Soothing the Savage Beast

Music was once one of the things that mattered to me most in the world. I listened to it full blast, I interpreted it with the pretention of an English professor, I waited breathlessly for album releases that were going to change my life, man, I judged people based on what they listened to, I shared it with anybody who would listen, and, as I got older, I went to innumerable shows in crowded, stinky bars. I, without exaggeration, credit music with saving my life on more than one occasion when I was a teenager.

But now, I really couldn’t care all that much about it. The last new music I bought was two years ago, and it was an album that was fifteen years old at the time. What I predominantly listen to now is the same stuff I listened to when I was in my teens and twenties.

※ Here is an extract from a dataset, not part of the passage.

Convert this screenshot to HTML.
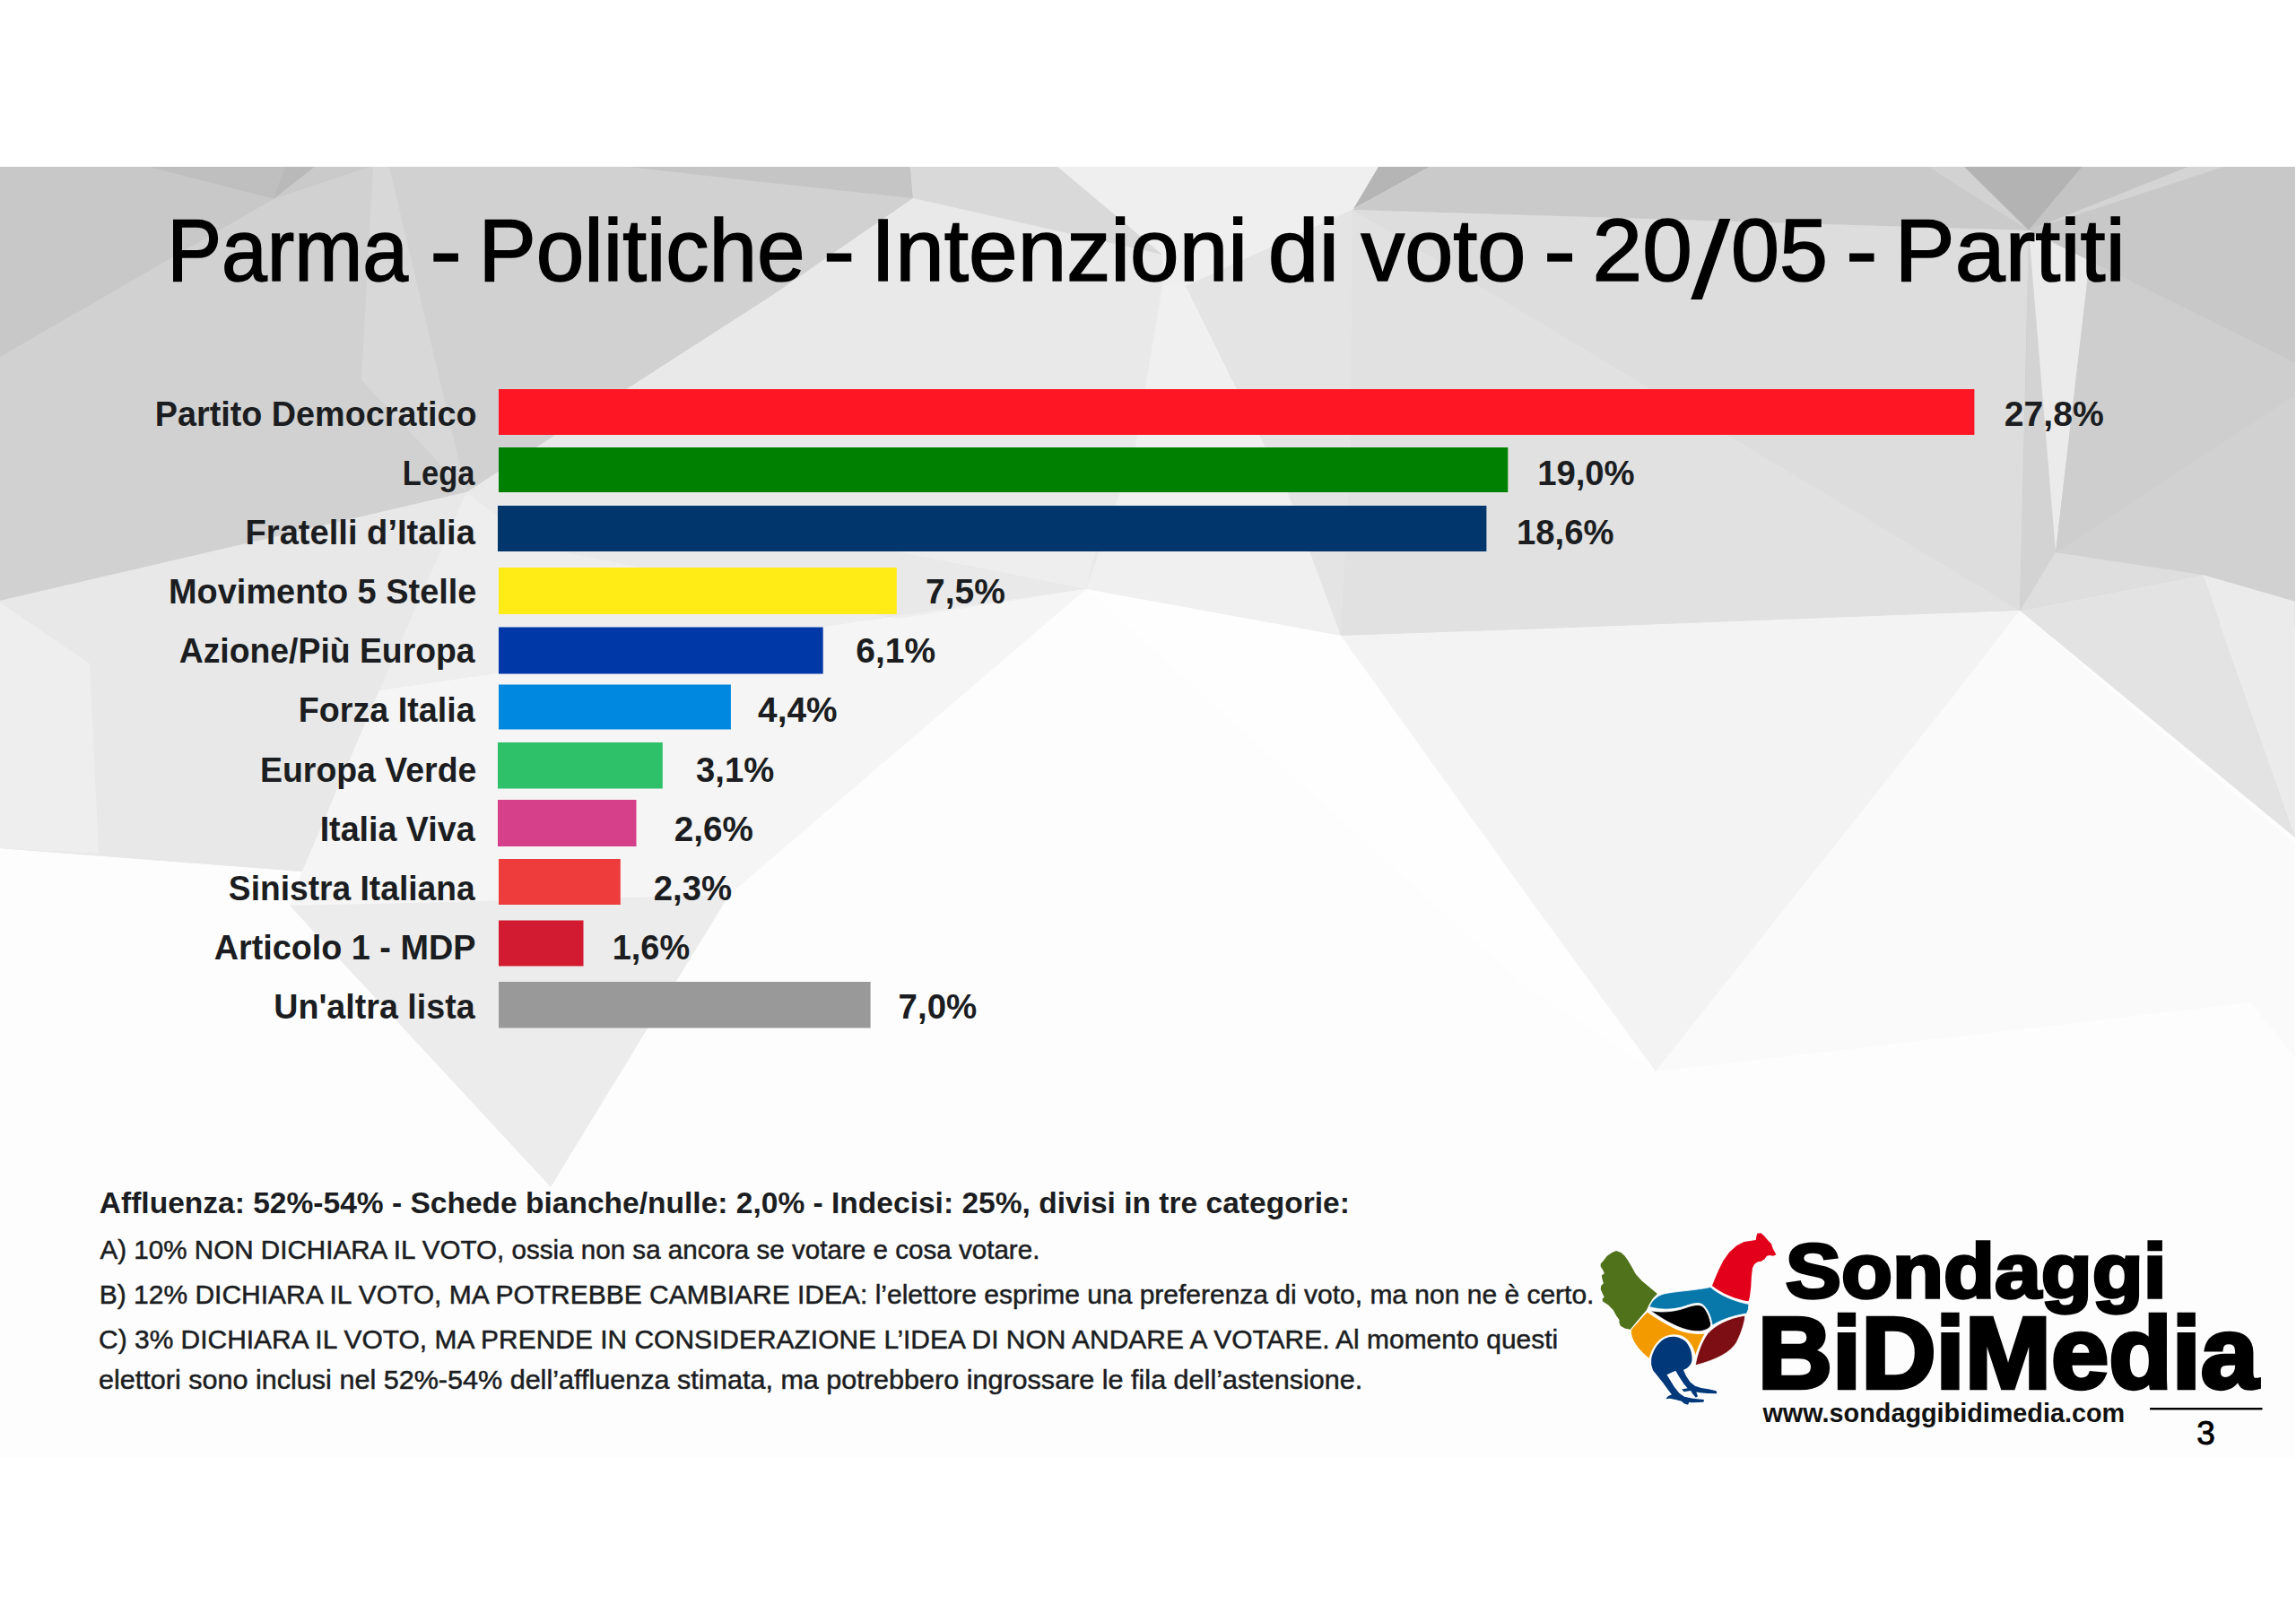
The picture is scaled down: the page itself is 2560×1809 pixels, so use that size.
<!DOCTYPE html>
<html lang="it"><head><meta charset="utf-8"><title>Parma - Politiche - Intenzioni di voto - 20/05 - Partiti</title>
<style>
html,body{margin:0;padding:0;background:#fff;}
body{width:2560px;height:1809px;overflow:hidden;}
svg{display:block;}
text{font-family:"Liberation Sans",sans-serif;white-space:pre;}
.title{font-size:98px;fill:#000;stroke:#000;stroke-width:1.6px;}
.lab{font-size:39px;font-weight:700;fill:#1b1d21;}
.fb{font-size:33px;font-weight:700;fill:#1b1d21;}
.fr{font-size:30.3px;fill:#1b1d21;stroke:#1b1d21;stroke-width:0.5px;}
.lg1{font-size:86px;font-weight:700;fill:#000;stroke:#000;stroke-width:3.4px;stroke-linejoin:miter;stroke-miterlimit:3;}
.lg2{font-size:113.5px;font-weight:700;fill:#000;stroke:#000;stroke-width:4.4px;stroke-linejoin:miter;stroke-miterlimit:3;}
.www{font-size:29.5px;font-weight:700;fill:#111;}
.pg{font-size:37px;fill:#000;stroke:#000;stroke-width:0.9px;}
</style></head>
<body>
<svg width="2560" height="1809" viewBox="0 0 2560 1809">
<defs><clipPath id="slide"><rect x="0" y="185.5" width="2558.8" height="1439.5"/></clipPath></defs>
<rect x="0" y="0" width="2560" height="1809" fill="#ffffff"/>
<g clip-path="url(#slide)">
<polygon points="0,180 2560,180 2560,1630 0,1630" fill="#fdfdfd"/>
<polygon points="0,186 2560,186 2560,700 2252,681 1700,702 1495,709 1211,657 423,770 337,972 0,946" fill="#e9e9e9"/>
<polygon points="1322,319 1508,234 1506,500 1495,709 1436,550" fill="#e4e4e4"/>
<polygon points="1508,234 2262,257 2252,681 1700,702 1495,709 1506,500" fill="#dddddd"/>
<polygon points="1508,234 2252,681 1700,702 1495,709 1506,500" fill="#e1e1e1"/>
<polygon points="1296,319 1322,319 1436,550 1495,709 1211,657 1265,503" fill="#f0f0f0"/>
<polygon points="999,615 1221,615 1211,657" fill="#eeeeee"/>
<polygon points="1179,186 1537,186 1509,233 1322,319 1296,319 1296,284" fill="#efefef"/>
<polygon points="0,186 1015,186 1018,221 860,330 520,549 0,670" fill="#d1d1d1"/>
<polygon points="0,186 166,186 305,222 0,398" fill="#c8c8c8"/>
<polygon points="166,186 351,186 305,222" fill="#bfbfbf"/>
<polygon points="318,186 351,186 305,222" fill="#b9b9b9"/>
<polygon points="351,186 412,186 305,222" fill="#cacaca"/>
<polygon points="416,186 434,186 520,549 403,424" fill="#d8d8d8"/>
<polygon points="700,186 1015,186 1018,221 850,203" fill="#c5c5c5"/>
<polygon points="1015,186 1179,186 1296,284 1018,221" fill="#d9d9d9"/>
<polygon points="0,670 520,549 423,770 337,972 0,946" fill="#e8e8e8"/>
<polygon points="0,672 0,946 110,952 100,740" fill="#eeeeee"/>
<polygon points="1537,186 1594,186 1509,233" fill="#b5b5b5"/>
<polygon points="1594,186 2190,186 2262,257 1508,234" fill="#cacaca"/>
<polygon points="2150,186 2190,186 2262,257" fill="#d2d2d2"/>
<polygon points="2190,186 2322,186 2262,257" fill="#b3b3b3"/>
<polygon points="2262,257 2322,186 2560,186 2560,700 2252,681" fill="#cacaca"/>
<polygon points="2322,186 2440,186 2262,257" fill="#c4c4c4"/>
<polygon points="2440,186 2480,186 2262,257" fill="#d4d4d4"/>
<polygon points="2262,257 2560,405 2560,186 2480,186" fill="#c8c8c8"/>
<polygon points="2262,257 2282,440 2292,616 2252,681 2258,440" fill="#d3d3d3"/>
<polygon points="2262,257 2330,291 2292,616" fill="#ebebeb"/>
<polygon points="2330,291 2560,405 2560,440 2292,616" fill="#cecece"/>
<polygon points="2292,616 2560,440 2560,671 2456,641" fill="#d1d1d1"/>
<polygon points="2252,681 2292,616 2456,641" fill="#dedede"/>
<polygon points="2252,681 2456,641 2560,935" fill="#e3e3e3"/>
<polygon points="2456,641 2560,671 2560,935" fill="#ebebeb"/>
<polygon points="423,770 1211,657 813,998 323,1010 337,972" fill="#f5f5f5"/>
<polygon points="520,549 600,610 1000,690 1211,657 560,750 423,770" fill="#eeeeee"/>
<polygon points="1211,657 1495,709 1700,995 1846,1195 1700,1100" fill="#fefefe"/>
<polygon points="1495,709 1700,702 2252,681 2183,770 1846,1195 1700,995" fill="#f3f3f3"/>
<polygon points="2252,681 2354,770 2183,770" fill="#fafafa"/>
<polygon points="2183,770 2354,770 2560,942 2560,1180 2509,1118 1846,1195" fill="#fafafa"/>
<polygon points="323,1010 813,998 614,1324" fill="#ececec"/>
</g>
<text class="title"><tspan x="186.25" y="312.8" textLength="268.79" lengthAdjust="spacingAndGlyphs">Parma</tspan> <tspan x="479.58" y="312.8" textLength="35.25" lengthAdjust="spacingAndGlyphs">-</tspan> <tspan x="533.54" y="312.8" textLength="364.11" lengthAdjust="spacingAndGlyphs">Politiche</tspan> <tspan x="918.00" y="312.8" textLength="35.12" lengthAdjust="spacingAndGlyphs">-</tspan> <tspan x="970.99" y="312.8" textLength="420.09" lengthAdjust="spacingAndGlyphs">Intenzioni</tspan> <tspan x="1413.74" y="312.8" textLength="79.37" lengthAdjust="spacingAndGlyphs">di</tspan> <tspan x="1517.60" y="312.8" textLength="183.78" lengthAdjust="spacingAndGlyphs">voto</tspan> <tspan x="1721.23" y="312.8" textLength="35.64" lengthAdjust="spacingAndGlyphs">-</tspan> <tspan x="1775.62" y="312.8" textLength="111.26" lengthAdjust="spacingAndGlyphs">20</tspan><tspan x="1885.20" y="332.8" font-size="122.7" stroke="none" textLength="44.12" lengthAdjust="spacingAndGlyphs">/</tspan><tspan x="1930.03" y="312.8" textLength="107.94" lengthAdjust="spacingAndGlyphs">05</tspan> <tspan x="2058.20" y="312.8" textLength="35.12" lengthAdjust="spacingAndGlyphs">-</tspan> <tspan x="2112.48" y="312.8" textLength="257.45" lengthAdjust="spacingAndGlyphs">Partiti</tspan></text>
<rect x="556" y="434" width="1645.4" height="51" fill="#ff1624"/>
<rect x="556" y="499" width="1125.3" height="50" fill="#008000"/>
<rect x="555" y="564" width="1102.4" height="51" fill="#00366c"/>
<rect x="556" y="633" width="443.8" height="52" fill="#ffec16"/>
<rect x="556" y="699.5" width="361.7" height="52" fill="#0038a8"/>
<rect x="556" y="763.5" width="258.9" height="50" fill="#0087e0"/>
<rect x="555" y="828" width="183.8" height="51.5" fill="#2ec16a"/>
<rect x="555" y="892" width="154.5" height="52" fill="#d6408b"/>
<rect x="556" y="958" width="135.8" height="51" fill="#ee3c3d"/>
<rect x="556" y="1026.5" width="94.5" height="51" fill="#d21a30"/>
<rect x="556" y="1095" width="414.6" height="51.5" fill="#999999"/>
<text class="lab" x="172.86" y="474.9" textLength="358.63" lengthAdjust="spacingAndGlyphs">Partito Democratico</text>
<text class="lab" x="2234.80" y="474.9" textLength="110.88" lengthAdjust="spacingAndGlyphs">27,8%</text>
<text class="lab" x="448.83" y="541.0" textLength="80.60" lengthAdjust="spacingAndGlyphs">Lega</text>
<text class="lab" x="1714.14" y="541.0" textLength="108.53" lengthAdjust="spacingAndGlyphs">19,0%</text>
<text class="lab" x="273.54" y="607.1" textLength="256.35" lengthAdjust="spacingAndGlyphs">Fratelli d’Italia</text>
<text class="lab" x="1691.04" y="607.1" textLength="108.53" lengthAdjust="spacingAndGlyphs">18,6%</text>
<text class="lab" x="188.06" y="673.2" textLength="343.31" lengthAdjust="spacingAndGlyphs">Movimento 5 Stelle</text>
<text class="lab" x="1032.10" y="673.2" textLength="88.78" lengthAdjust="spacingAndGlyphs">7,5%</text>
<text class="lab" x="199.70" y="739.3" textLength="329.90" lengthAdjust="spacingAndGlyphs">Azione/Più Europa</text>
<text class="lab" x="954.30" y="739.3" textLength="88.78" lengthAdjust="spacingAndGlyphs">6,1%</text>
<text class="lab" x="332.77" y="805.4" textLength="196.83" lengthAdjust="spacingAndGlyphs">Forza Italia</text>
<text class="lab" x="845.10" y="805.4" textLength="88.47" lengthAdjust="spacingAndGlyphs">4,4%</text>
<text class="lab" x="289.98" y="871.5" textLength="241.38" lengthAdjust="spacingAndGlyphs">Europa Verde</text>
<text class="lab" x="776.10" y="871.5" textLength="87.16" lengthAdjust="spacingAndGlyphs">3,1%</text>
<text class="lab" x="356.67" y="937.6" textLength="172.93" lengthAdjust="spacingAndGlyphs">Italia Viva</text>
<text class="lab" x="751.81" y="937.6" textLength="88.16" lengthAdjust="spacingAndGlyphs">2,6%</text>
<text class="lab" x="254.85" y="1003.7" textLength="274.76" lengthAdjust="spacingAndGlyphs">Sinistra Italiana</text>
<text class="lab" x="728.72" y="1003.7" textLength="87.25" lengthAdjust="spacingAndGlyphs">2,3%</text>
<text class="lab" x="238.70" y="1069.8" textLength="291.68" lengthAdjust="spacingAndGlyphs">Articolo 1 - MDP</text>
<text class="lab" x="682.65" y="1069.8" textLength="86.51" lengthAdjust="spacingAndGlyphs">1,6%</text>
<text class="lab" x="305.27" y="1135.9" textLength="224.33" lengthAdjust="spacingAndGlyphs">Un&#x27;altra lista</text>
<text class="lab" x="1001.61" y="1135.9" textLength="87.65" lengthAdjust="spacingAndGlyphs">7,0%</text>
<text class="fb" x="110.80" y="1353.2" textLength="1394.04" lengthAdjust="spacingAndGlyphs">Affluenza: 52%-54% - Schede bianche/nulle: 2,0% - Indecisi: 25%, divisi in tre categorie:</text>
<text class="fr" x="111.55" y="1403.8" textLength="1047.86" lengthAdjust="spacingAndGlyphs">A) 10% NON DICHIARA IL VOTO, ossia non sa ancora se votare e cosa votare.</text>
<text class="fr" x="110.78" y="1453.8" textLength="1666.66" lengthAdjust="spacingAndGlyphs">B) 12% DICHIARA IL VOTO, MA POTREBBE CAMBIARE IDEA: l’elettore esprime una preferenza di voto, ma non ne è certo.</text>
<text class="fr" x="110.07" y="1503.5" textLength="1627.08" lengthAdjust="spacingAndGlyphs">C) 3% DICHIARA IL VOTO, MA PRENDE IN CONSIDERAZIONE L’IDEA DI NON ANDARE A VOTARE. Al momento questi</text>
<text class="fr" x="110.04" y="1549.3" textLength="1409.25" lengthAdjust="spacingAndGlyphs">elettori sono inclusi nel 52%-54% dell’affluenza stimata, ma potrebbero ingrossare le fila dell’astensione.</text>
<text class="lg1" x="1990.73" y="1447.2" textLength="424.96" lengthAdjust="spacingAndGlyphs">Sondaggi</text>
<text class="lg2" x="1959.68" y="1547.8" textLength="558.43" lengthAdjust="spacingAndGlyphs">BiDiMedia</text>
<text class="www" x="1965.48" y="1586.3" textLength="403.72" lengthAdjust="spacingAndGlyphs">www.sondaggibidimedia.com</text>
<svg x="1760" y="1360" width="240" height="220" viewBox="0 0 1769 1622" overflow="visible">
<g stroke="#ffffff" stroke-width="6" stroke-linejoin="round">
<path fill="#50721a" stroke="none" d="M310,258 L350,272 L380,300 L405,335 L440,395 L470,450 L520,505 L580,555 L648,612 L610,650 L580,700 L560,745 L500,815 L425,905 L380,895 L345,875 L335,850 L335,825 L310,790 L285,745 L245,705 L200,675 L195,655 L212,640 L200,615 L182,575 L185,545 L205,525 L195,490 L190,460 L212,445 L200,415 L182,388 L182,365 L205,340 L235,300 L275,272 Z"/>
<path fill="#e2001a" stroke="none" d="M1470,115 L1500,113 L1525,135 L1555,170 L1585,200 L1597,240 L1625,290 L1600,300 L1572,295 L1548,300 L1528,328 L1500,345 L1470,350 L1445,368 L1430,400 L1422,470 L1417,560 L1407,640 L1397,672 C1300,660 1180,610 1098,545 L1120,490 L1150,420 L1190,340 L1240,270 L1300,215 L1360,185 L1420,175 L1458,170 L1462,140 Z"/>
<path fill="#0878ab" d="M582,720 C600,670 640,630 700,612 C800,590 950,585 1085,557 C1170,630 1290,675 1400,697 L1396,740 L1382,775 C1280,790 1180,820 1100,872 C1090,800 1060,730 1020,700 C990,680 940,690 880,712 C800,740 700,750 582,720 Z"/>
<path fill="#f39a00" d="M567,762 C620,800 700,850 800,900 C880,935 960,945 1040,937 C1010,990 980,1060 960,1125 C950,1060 910,985 850,960 C790,940 720,950 670,990 C625,1030 595,1090 582,1145 C520,1100 470,1040 445,985 C430,950 430,920 432,907 L500,830 L545,780 Z"/>
<path fill="#7d0f14" d="M1370,790 C1365,850 1340,930 1300,1010 C1250,1090 1150,1150 960,1200 C975,1110 1010,1010 1060,940 C1120,870 1230,810 1370,790 Z"/>
<path fill="#000000" d="M592,750 C700,770 800,755 880,727 C940,705 990,695 1020,715 C1055,745 1080,810 1088,860 C1088,890 1060,908 1000,920 C900,925 800,880 700,822 C650,790 615,768 592,750 Z"/>
<path fill="#00387a" stroke="none" d="M598,1150 C608,1085 646,1018 704,982 C762,952 826,960 874,998 C917,1041 937,1102 932,1160 C927,1198 900,1222 862,1238 L885,1288 L918,1338 L958,1370 L1008,1386 L1068,1396 L1132,1410 L1138,1432 L1060,1430 L1000,1424 L968,1420 L980,1455 L964,1466 L938,1434 L922,1408 L866,1418 L850,1398 L896,1388 L866,1352 L826,1292 L798,1244 L756,1262 L726,1278 L788,1378 L828,1428 L870,1458 L940,1472 L1032,1482 L1028,1502 L940,1506 L908,1504 L900,1524 L870,1516 L846,1494 L798,1482 L750,1472 L716,1476 L738,1452 L766,1440 L736,1400 L692,1340 L652,1290 L612,1240 L598,1195 Z"/>
</g>
</svg>

<rect x="2397.1" y="1570" width="125.4" height="2.4" fill="#000"/>
<text class="pg" x="2459.5" y="1611.2" text-anchor="middle">3</text>
</svg>
</body></html>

I appreciate it, I adore it, but I don’t build as much around it as much as I used to. 

I was thinking of this as I was watching that Hulu show, High Fidelity. Some of the conversations they had made as much sense as me listening to someone talk about computer components or Magic the Gathering cards. It’s the way I’d talk about Doctor Who if people would let me. And I think it’s great. Not the judgment that characters were passing on other characters for what they listened to, but the intensity, the fire. 

I think I lost mine after countless hours in the car with Kate, who was always driving and got to pick the music, most of which I didn’t like. (She did have one song that started an avalanche that greatly expanded my collection, though, and a couple of one-hit wonders I stole from her.) I had to put my hostility away to survive the trips. She was never particularly interested in what I listened to, so I had no one to share my own discoveries with. 

And then there was the spirit-breaking I have gotten working retail. Holy crap, is that some bad music. 

Somewhere along the line, I lost the passion for it. I wouldn’t be surprised if some of you have been nodding along, saying, “Yup, that’s what getting older does.” I never lost my passion for comic books or action movies (I have lost it for cartoons, though), so I wonder, why music? Why did that have to shrivel up? It’s not because I’m an adult because I am a terrible adult. 

I’ll never understand it, so I guess I’ll just listen to some more nineties-era grunge, go to work, and tend to my teenager (who has four legs and is covered in fur).